Mit Tendenz zur Intensivierung dieser Schadensabwicklungen zeichnet sich seit geraumer Zeit die Taktik zur weiter sich verzögernder Schadensersatzzahlungen ab. Aus dem Kanon der scheinheiligen Begründungen, warum eine zeitnahe Schadensabwicklung aus Sicht der Versicherer nicht möglich sei, seien hier folgende, sich häufende Argumente herausgestellt:
– Das Gutachten (bzw. die Fotoanlage) sei beim Versicherer nicht eingegangen;
– Der VN habe den Unfall noch nicht gemeldet;
– Es müßten weitere Informationen eingeholt werden (Ermittlungsakte, etc.);
– Es müßte eine Nachbesichtigung des beschädigten Fahrzeuges erfolgen;
– Es seien vorrangig andere Schäden (aktuell: Hagelschäden!) zu regulieren;
– Bei Unfällen mit Auslandsbeteiligung würde der ausländische Versicherer nicht antworten;
– Es bestünde eine erhebliche Arbeitsüberlastung;
Dies alles in Kombination mit einer nachhaltigen Kommunikationsverweigerung, die sich in nervenaufreibenden Telefon-Warteschleifen mit erheblichen Wartezeiten zeigen und in der Tatsache, dass – immer seltener – benannte Sachbearbeiter gar nicht mehr bezeichnet werden.
Von einigen schlichtweg erlogenen Ausreden abgesehen bleibt festzuhalten, dass die Versicherer auch insoweit ein rechtswidriges Verhalten an den Tag legen, was von der Rechtsprechung teilweise noch bestätigt wird.
Ich empfehle die Kontaktaufnahme zu den Schädigern mit der Nachfrage, ob der Schaden denn bereits gemeldet sei.
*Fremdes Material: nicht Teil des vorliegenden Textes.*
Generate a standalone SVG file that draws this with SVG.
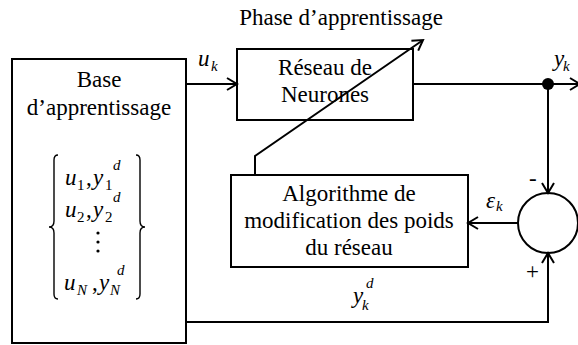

In vielen Fällen kommt dann der Hinweis, dass dies bereits erledigt sei.
Probates Mittel: Frist zur Regulierung von bis zu drei Wochen setzen, bei Nichtregulierung anmahnen mit weiterer Woche Frist und dann grußlos gegen den Halter/Fahrer klagen.
Ja, Babelfisch,
genau so ist es zu empfehlen.
Die Kalaschnikov-Strategie stört wenigstens mit Langzeitfolgen die Komfortzone und das ist wohl die einzige Sprache, in der man sich noch mit Erfolg verständlich machen kann. Und wer sich dabei in die Anonymität glaubt flüchten zu können, den erwischt es eben auch im „Team“.
Udo
@ Babelfisch
Genau richtig so. Und am besten alle (beiden) Schreiben, die an die Versicherung gehen, gleichzeitig in Kopie an den VN (beziehungsweise Halter beziehungsweise Fahrer). Funktioniert ganz gut.